[Extracted records]

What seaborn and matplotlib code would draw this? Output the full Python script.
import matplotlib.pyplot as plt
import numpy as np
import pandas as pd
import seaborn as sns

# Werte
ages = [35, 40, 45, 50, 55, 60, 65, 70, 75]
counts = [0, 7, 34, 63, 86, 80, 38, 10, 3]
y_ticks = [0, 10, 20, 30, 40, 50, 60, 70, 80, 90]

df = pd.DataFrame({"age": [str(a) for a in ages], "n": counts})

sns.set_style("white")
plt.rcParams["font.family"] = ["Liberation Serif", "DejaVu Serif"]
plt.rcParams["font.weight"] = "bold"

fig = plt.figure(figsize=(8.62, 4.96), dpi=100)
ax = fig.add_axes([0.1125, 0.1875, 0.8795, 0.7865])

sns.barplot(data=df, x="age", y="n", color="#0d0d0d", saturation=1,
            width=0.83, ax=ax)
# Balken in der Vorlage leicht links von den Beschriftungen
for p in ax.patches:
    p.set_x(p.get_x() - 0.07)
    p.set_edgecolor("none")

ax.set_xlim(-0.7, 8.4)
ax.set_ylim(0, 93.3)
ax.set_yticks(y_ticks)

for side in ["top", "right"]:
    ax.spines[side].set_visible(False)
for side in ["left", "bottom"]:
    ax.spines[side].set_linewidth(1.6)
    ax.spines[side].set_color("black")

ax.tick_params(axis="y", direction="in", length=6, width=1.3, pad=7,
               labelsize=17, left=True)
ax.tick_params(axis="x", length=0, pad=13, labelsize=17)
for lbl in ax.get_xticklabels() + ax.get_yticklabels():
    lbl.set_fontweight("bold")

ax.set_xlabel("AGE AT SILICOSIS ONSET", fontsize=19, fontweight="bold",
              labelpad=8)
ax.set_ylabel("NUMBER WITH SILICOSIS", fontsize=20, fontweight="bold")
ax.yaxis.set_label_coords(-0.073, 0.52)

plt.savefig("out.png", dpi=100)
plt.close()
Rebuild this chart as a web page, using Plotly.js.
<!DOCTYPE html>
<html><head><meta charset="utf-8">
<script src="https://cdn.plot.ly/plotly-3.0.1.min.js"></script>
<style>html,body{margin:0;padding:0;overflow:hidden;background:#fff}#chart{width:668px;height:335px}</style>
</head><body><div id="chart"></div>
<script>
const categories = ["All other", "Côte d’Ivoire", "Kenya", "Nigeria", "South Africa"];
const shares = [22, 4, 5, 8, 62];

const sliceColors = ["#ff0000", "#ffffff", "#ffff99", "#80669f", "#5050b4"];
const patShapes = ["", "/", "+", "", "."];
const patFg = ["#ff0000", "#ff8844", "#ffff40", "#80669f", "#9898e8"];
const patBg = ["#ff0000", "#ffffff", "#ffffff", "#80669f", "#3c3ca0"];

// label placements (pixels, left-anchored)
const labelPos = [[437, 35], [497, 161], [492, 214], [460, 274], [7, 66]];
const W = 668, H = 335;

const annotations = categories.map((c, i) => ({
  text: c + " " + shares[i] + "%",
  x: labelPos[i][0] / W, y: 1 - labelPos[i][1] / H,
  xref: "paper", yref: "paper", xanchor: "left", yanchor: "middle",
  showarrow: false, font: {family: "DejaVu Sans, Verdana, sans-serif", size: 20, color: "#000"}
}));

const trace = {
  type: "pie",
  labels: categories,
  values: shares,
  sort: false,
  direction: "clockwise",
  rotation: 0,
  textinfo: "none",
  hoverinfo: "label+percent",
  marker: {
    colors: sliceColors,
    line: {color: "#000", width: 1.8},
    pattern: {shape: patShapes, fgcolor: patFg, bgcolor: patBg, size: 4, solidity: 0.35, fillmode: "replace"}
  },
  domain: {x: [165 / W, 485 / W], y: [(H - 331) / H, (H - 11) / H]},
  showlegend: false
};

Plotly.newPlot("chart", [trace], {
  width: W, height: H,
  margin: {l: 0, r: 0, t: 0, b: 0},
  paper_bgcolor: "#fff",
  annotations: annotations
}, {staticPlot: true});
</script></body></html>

### TASK TO COMPLETE
Up to and including the line with "import seaborn as sns", repeat the entries exactly, beginning at their first line.

### THE COMPLETED TASK
What seaborn and matplotlib code would draw this? Output the full Python script.
import matplotlib.pyplot as plt
import numpy as np
import pandas as pd
import seaborn as sns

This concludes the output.